___ DATA BLOCK ___

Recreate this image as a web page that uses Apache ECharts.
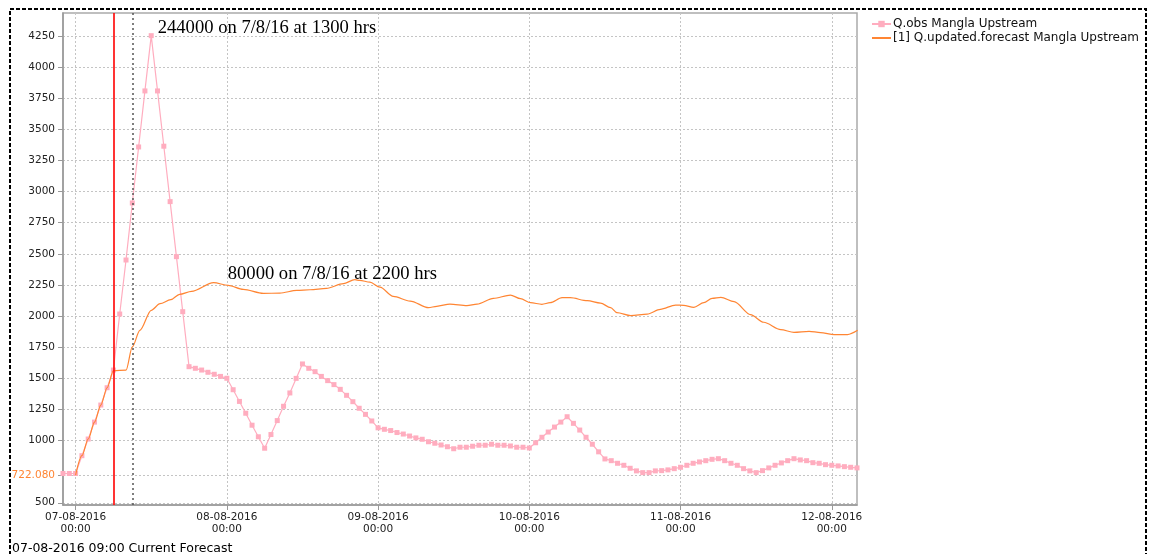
<!DOCTYPE html>
<html><head><meta charset="utf-8">
<script src="https://cdn.jsdelivr.net/npm/echarts@6/dist/echarts.min.js"></script>
<style>html,body{margin:0;padding:0;background:#fff}#c{width:1150px;height:554px}</style>
</head><body><div id="c"></div>
<script>
// Hours are counted from 07-08-2016 00:00
const obsName = 'Q.obs Mangla Upstream';
const fcName = '[1] Q.updated.forecast Mangla Upstream';
const obsStartHour = -2;
const obsValues = [
  735, 735, 735, 878, 1012, 1148, 1285, 1424, 1566, 2016,
  2450, 2908, 3358, 3808, 4252, 3808, 3364, 2919, 2477, 2035,
  1593, 1580, 1566, 1548, 1532, 1515, 1500, 1408, 1314, 1219,
  1123, 1030, 938, 1048, 1160, 1275, 1382, 1499, 1615, 1580,
  1553, 1515, 1481, 1449, 1411, 1363, 1312, 1259, 1210, 1157,
  1102, 1090, 1080, 1064, 1052, 1036, 1021, 1010, 990, 978,
  964, 950, 934, 946, 946, 954, 962, 962, 970, 962,
  962, 956, 946, 946, 940, 982, 1026, 1068, 1108, 1148,
  1191, 1138, 1084, 1026, 970, 909, 852, 838, 817, 801,
  777, 756, 742, 742, 756, 758, 764, 774, 785, 801,
  817, 828, 838, 849, 854, 838, 817, 801, 774, 756,
  742, 758, 780, 801, 820, 838, 854, 844, 838, 822,
  817, 806, 801, 796, 790, 785, 780
];
const fcHours = [0, 1, 2, 3, 4, 5, 6, 8, 9, 10.2, 12, 13.4, 15.1, 16.5, 18.4, 21.9, 24.2, 26.6, 29.8, 32.4,
  35.1, 37.2, 39.8, 42.5, 44.3, 45.1, 46.7, 48.3, 50.4, 53.1, 56.0, 57.3, 59.4, 62.1, 63.7, 66.3, 69.0, 70.6,
  72.2, 74.0, 75.3, 77.2, 78.5, 81.2, 83.3, 84.9, 85.9, 88.1, 90.7, 92.8, 95.2, 96.5, 98.1, 99.7, 101.0,
  102.4, 104.5, 107.1, 109.2, 111.9, 114.0, 116.4, 118.2, 120.4, 122.5, 124.1];
const fcValues = [722.08, 878, 1012, 1148, 1285, 1424, 1562, 1565, 1752, 1885, 2046, 2099, 2131, 2174, 2198, 2268, 2246, 2214, 2182, 2184,
  2206, 2211, 2222, 2260, 2292, 2286, 2272, 2232, 2158, 2120, 2067, 2078, 2096, 2083, 2096, 2142, 2168, 2139,
  2107, 2094, 2107, 2147, 2147, 2123, 2104, 2067, 2027, 2003, 2016, 2054, 2088, 2086, 2070, 2107, 2142,
  2150, 2115, 2011, 1950, 1891, 1869, 1877, 1867, 1851, 1851, 1885];
const yTicks = [500, 722.08, 1000, 1250, 1500, 1750, 2000, 2250, 2500, 2750, 3000, 3250, 3500, 3750, 4000, 4250];
const xTicks = [0, 24, 48, 72, 96, 120];
const dayLabels = ['07-08-2016', '08-08-2016', '09-08-2016', '10-08-2016', '11-08-2016', '12-08-2016'];
const analysisHour = 6;
const forecastHour = 9;
const peakNote = { hour: 12, value: 4250, text: '244000 on 7/8/16 at 1300 hrs' };
const fcNote = { hour: 22, value: 2268, text: '80000 on 7/8/16 at 2200 hrs' };
const footText = '07-08-2016 09:00 Current Forecast';

const obsData = obsValues.map((v, i) => [obsStartHour + i, v]);
const fcData = fcHours.map((h, i) => [h, fcValues[i]]);

const pink = '#ffadbf';
const orange = '#ff8533';
const font = 'DejaVu Sans';
const gridLine = { show: true, lineStyle: { color: '#c4c4c4', type: [2, 2], width: 1 } };

const chart = echarts.init(document.getElementById('c'), null, { renderer: 'canvas' });
chart.setOption({
  animation: false,
  backgroundColor: '#fff',
  grid: { left: 63, top: 13, right: 293, bottom: 49, show: true, borderColor: '#aaaaaa', borderWidth: 1.5, backgroundColor: '#fff' },
  legend: {
    data: [{ name: obsName }, { name: fcName, itemStyle: { opacity: 0 } }],
    orient: 'vertical', left: 866, top: 13, itemGap: 2,
    itemWidth: 19, itemHeight: 8,
    textStyle: { fontFamily: font, fontSize: 12, color: '#111', padding: [0, 0, 0, -3] }
  },
  xAxis: {
    type: 'value', min: -2, max: 124,
    axisLine: { onZero: false, lineStyle: { color: '#999', width: 1.5 } },
    axisTick: { show: true, length: 5, customValues: xTicks, lineStyle: { color: '#999' } },
    axisLabel: {
      customValues: xTicks, fontFamily: font, fontSize: 10.5, color: '#222', margin: 6, lineHeight: 12,
      formatter: v => dayLabels[Math.round(v / 24)] + '\n00:00'
    },
    splitLine: gridLine
  },
  yAxis: {
    type: 'value', min: 482, max: 4434,
    axisLine: { show: true, onZero: false, lineStyle: { color: '#999', width: 1.5 } },
    axisTick: { show: true, length: 5, customValues: yTicks, lineStyle: { color: '#999' } },
    axisLabel: {
      customValues: yTicks, fontFamily: font, fontSize: 10.5, color: '#222', margin: 8,
      formatter: v => Math.abs(v - 722.08) < 0.01 ? '{o|722.080}' : String(v),
      rich: { o: { color: orange, fontFamily: font, fontSize: 10.5 } }
    },
    splitLine: gridLine
  },
  series: [
    {
      name: obsName, type: 'line', data: obsData, z: 3,
      symbol: 'rect', symbolSize: 5, showAllSymbol: true,
      lineStyle: { color: pink, width: 1.2 }, itemStyle: { color: pink },
      markPoint: {
        symbol: 'circle', symbolSize: 1, itemStyle: { color: 'rgba(0,0,0,0)' },
        label: { show: true, position: 'right', distance: 6, offset: [0, -8], color: '#000', fontFamily: 'Liberation Serif', fontSize: 18.6, formatter: p => p.name },
        data: [{ name: peakNote.text, coord: [peakNote.hour, peakNote.value] }]
      },
      markLine: {
        silent: true, symbol: 'none', label: { show: false }, animation: false,
        lineStyle: { color: '#ff1010', type: 'solid', width: 1.7, opacity: 1 },
        emphasis: { disabled: true },
        data: [{ xAxis: analysisHour, itemStyle: { color: '#ff1010' }, lineStyle: { color: '#ff1010' } }]
      }
    },
    {
      name: fcName, type: 'line', data: fcData, z: 4,
      symbol: 'none', smooth: 0.3, smoothMonotone: 'x',
      lineStyle: { color: orange, width: 1.2 }, itemStyle: { color: orange },
      markPoint: {
        symbol: 'circle', symbolSize: 1, itemStyle: { color: 'rgba(0,0,0,0)' },
        label: { show: true, position: 'right', distance: 13, offset: [0, -9], color: '#000', fontFamily: 'Liberation Serif', fontSize: 18.6, formatter: p => p.name },
        data: [{ name: fcNote.text, coord: [fcNote.hour, fcNote.value] }]
      },
      markLine: {
        silent: true, symbol: 'none', label: { show: false }, animation: false,
        lineStyle: { color: '#555', type: [2, 3], width: 1.5, opacity: 1 },
        data: [{ xAxis: forecastHour }]
      }
    }
  ],
  graphic: [
    { type: 'text', left: 12, top: 542, style: { text: footText, font: '12.5px "DejaVu Sans"', fill: '#000' } },
    { type: 'rect', z: 100, silent: true, shape: { x: 10, y: 9, width: 1136, height: 580 },
      style: { fill: 'none', stroke: '#000', lineWidth: 2, lineDash: [4, 2] } }
  ]
});
</script>
</body></html>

___

Print out the lines exactly, skipping any picture.

*SOLUTION BELOW*:
Recreate this image as a web page that uses Apache ECharts.
<!DOCTYPE html>
<html><head><meta charset="utf-8">
<script src="https://cdn.jsdelivr.net/npm/echarts@6/dist/echarts.min.js"></script>
<style>html,body{margin:0;padding:0;background:#fff}#c{width:1150px;height:554px}</style>
</head><body><div id="c"></div>
<script>
// Hours are counted from 07-08-2016 00:00
const obsName = 'Q.obs Mangla Upstream';
const fcName = '[1] Q.updated.forecast Mangla Upstream';
const obsStartHour = -2;
const obsValues = [
  735, 735, 735, 878, 1012, 1148, 1285, 1424, 1566, 2016,
  2450, 2908, 3358, 3808, 4252, 3808, 3364, 2919, 2477, 2035,
  1593, 1580, 1566, 1548, 1532, 1515, 1500, 1408, 1314, 1219,
  1123, 1030, 938, 1048, 1160, 1275, 1382, 1499, 1615, 1580,
  1553, 1515, 1481, 1449, 1411, 1363, 1312, 1259, 1210, 1157,
  1102, 1090, 1080, 1064, 1052, 1036, 1021, 1010, 990, 978,
  964, 950, 934, 946, 946, 954, 962, 962, 970, 962,
  962, 956, 946, 946, 940, 982, 1026, 1068, 1108, 1148,
  1191, 1138, 1084, 1026, 970, 909, 852, 838, 817, 801,
  777, 756, 742, 742, 756, 758, 764, 774, 785, 801,
  817, 828, 838, 849, 854, 838, 817, 801, 774, 756,
  742, 758, 780, 801, 820, 838, 854, 844, 838, 822,
  817, 806, 801, 796, 790, 785, 780
];
const fcHours = [0, 1, 2, 3, 4, 5, 6, 8, 9, 10.2, 12, 13.4, 15.1, 16.5, 18.4, 21.9, 24.2, 26.6, 29.8, 32.4,
  35.1, 37.2, 39.8, 42.5, 44.3, 45.1, 46.7, 48.3, 50.4, 53.1, 56.0, 57.3, 59.4, 62.1, 63.7, 66.3, 69.0, 70.6,
  72.2, 74.0, 75.3, 77.2, 78.5, 81.2, 83.3, 84.9, 85.9, 88.1, 90.7, 92.8, 95.2, 96.5, 98.1, 99.7, 101.0,
  102.4, 104.5, 107.1, 109.2, 111.9, 114.0, 116.4, 118.2, 120.4, 122.5, 124.1];
const fcValues = [722.08, 878, 1012, 1148, 1285, 1424, 1562, 1565, 1752, 1885, 2046, 2099, 2131, 2174, 2198, 2268, 2246, 2214, 2182, 2184,
  2206, 2211, 2222, 2260, 2292, 2286, 2272, 2232, 2158, 2120, 2067, 2078, 2096, 2083, 2096, 2142, 2168, 2139,
  2107, 2094, 2107, 2147, 2147, 2123, 2104, 2067, 2027, 2003, 2016, 2054, 2088, 2086, 2070, 2107, 2142,
  2150, 2115, 2011, 1950, 1891, 1869, 1877, 1867, 1851, 1851, 1885];
const yTicks = [500, 722.08, 1000, 1250, 1500, 1750, 2000, 2250, 2500, 2750, 3000, 3250, 3500, 3750, 4000, 4250];
const xTicks = [0, 24, 48, 72, 96, 120];
const dayLabels = ['07-08-2016', '08-08-2016', '09-08-2016', '10-08-2016', '11-08-2016', '12-08-2016'];
const analysisHour = 6;
const forecastHour = 9;
const peakNote = { hour: 12, value: 4250, text: '244000 on 7/8/16 at 1300 hrs' };
const fcNote = { hour: 22, value: 2268, text: '80000 on 7/8/16 at 2200 hrs' };
const footText = '07-08-2016 09:00 Current Forecast';

const obsData = obsValues.map((v, i) => [obsStartHour + i, v]);
const fcData = fcHours.map((h, i) => [h, fcValues[i]]);

const pink = '#ffadbf';
const orange = '#ff8533';
const font = 'DejaVu Sans';
const gridLine = { show: true, lineStyle: { color: '#c4c4c4', type: [2, 2], width: 1 } };

const chart = echarts.init(document.getElementById('c'), null, { renderer: 'canvas' });
chart.setOption({
  animation: false,
  backgroundColor: '#fff',
  grid: { left: 63, top: 13, right: 293, bottom: 49, show: true, borderColor: '#aaaaaa', borderWidth: 1.5, backgroundColor: '#fff' },
  legend: {
    data: [{ name: obsName }, { name: fcName, itemStyle: { opacity: 0 } }],
    orient: 'vertical', left: 866, top: 13, itemGap: 2,
    itemWidth: 19, itemHeight: 8,
    textStyle: { fontFamily: font, fontSize: 12, color: '#111', padding: [0, 0, 0, -3] }
  },
  xAxis: {
    type: 'value', min: -2, max: 124,
    axisLine: { onZero: false, lineStyle: { color: '#999', width: 1.5 } },
    axisTick: { show: true, length: 5, customValues: xTicks, lineStyle: { color: '#999' } },
    axisLabel: {
      customValues: xTicks, fontFamily: font, fontSize: 10.5, color: '#222', margin: 6, lineHeight: 12,
      formatter: v => dayLabels[Math.round(v / 24)] + '\n00:00'
    },
    splitLine: gridLine
  },
  yAxis: {
    type: 'value', min: 482, max: 4434,
    axisLine: { show: true, onZero: false, lineStyle: { color: '#999', width: 1.5 } },
    axisTick: { show: true, length: 5, customValues: yTicks, lineStyle: { color: '#999' } },
    axisLabel: {
      customValues: yTicks, fontFamily: font, fontSize: 10.5, color: '#222', margin: 8,
      formatter: v => Math.abs(v - 722.08) < 0.01 ? '{o|722.080}' : String(v),
      rich: { o: { color: orange, fontFamily: font, fontSize: 10.5 } }
    },
    splitLine: gridLine
  },
  series: [
    {
      name: obsName, type: 'line', data: obsData, z: 3,
      symbol: 'rect', symbolSize: 5, showAllSymbol: true,
      lineStyle: { color: pink, width: 1.2 }, itemStyle: { color: pink },
      markPoint: {
        symbol: 'circle', symbolSize: 1, itemStyle: { color: 'rgba(0,0,0,0)' },
        label: { show: true, position: 'right', distance: 6, offset: [0, -8], color: '#000', fontFamily: 'Liberation Serif', fontSize: 18.6, formatter: p => p.name },
        data: [{ name: peakNote.text, coord: [peakNote.hour, peakNote.value] }]
      },
      markLine: {
        silent: true, symbol: 'none', label: { show: false }, animation: false,
        lineStyle: { color: '#ff1010', type: 'solid', width: 1.7, opacity: 1 },
        emphasis: { disabled: true },
        data: [{ xAxis: analysisHour, itemStyle: { color: '#ff1010' }, lineStyle: { color: '#ff1010' } }]
      }
    },
    {
      name: fcName, type: 'line', data: fcData, z: 4,
      symbol: 'none', smooth: 0.3, smoothMonotone: 'x',
      lineStyle: { color: orange, width: 1.2 }, itemStyle: { color: orange },
      markPoint: {
        symbol: 'circle', symbolSize: 1, itemStyle: { color: 'rgba(0,0,0,0)' },
        label: { show: true, position: 'right', distance: 13, offset: [0, -9], color: '#000', fontFamily: 'Liberation Serif', fontSize: 18.6, formatter: p => p.name },
        data: [{ name: fcNote.text, coord: [fcNote.hour, fcNote.value] }]
      },
      markLine: {
        silent: true, symbol: 'none', label: { show: false }, animation: false,
        lineStyle: { color: '#555', type: [2, 3], width: 1.5, opacity: 1 },
        data: [{ xAxis: forecastHour }]
      }
    }
  ],
  graphic: [
    { type: 'text', left: 12, top: 542, style: { text: footText, font: '12.5px "DejaVu Sans"', fill: '#000' } },
    { type: 'rect', z: 100, silent: true, shape: { x: 10, y: 9, width: 1136, height: 580 },
      style: { fill: 'none', stroke: '#000', lineWidth: 2, lineDash: [4, 2] } }
  ]
});
</script>
</body></html>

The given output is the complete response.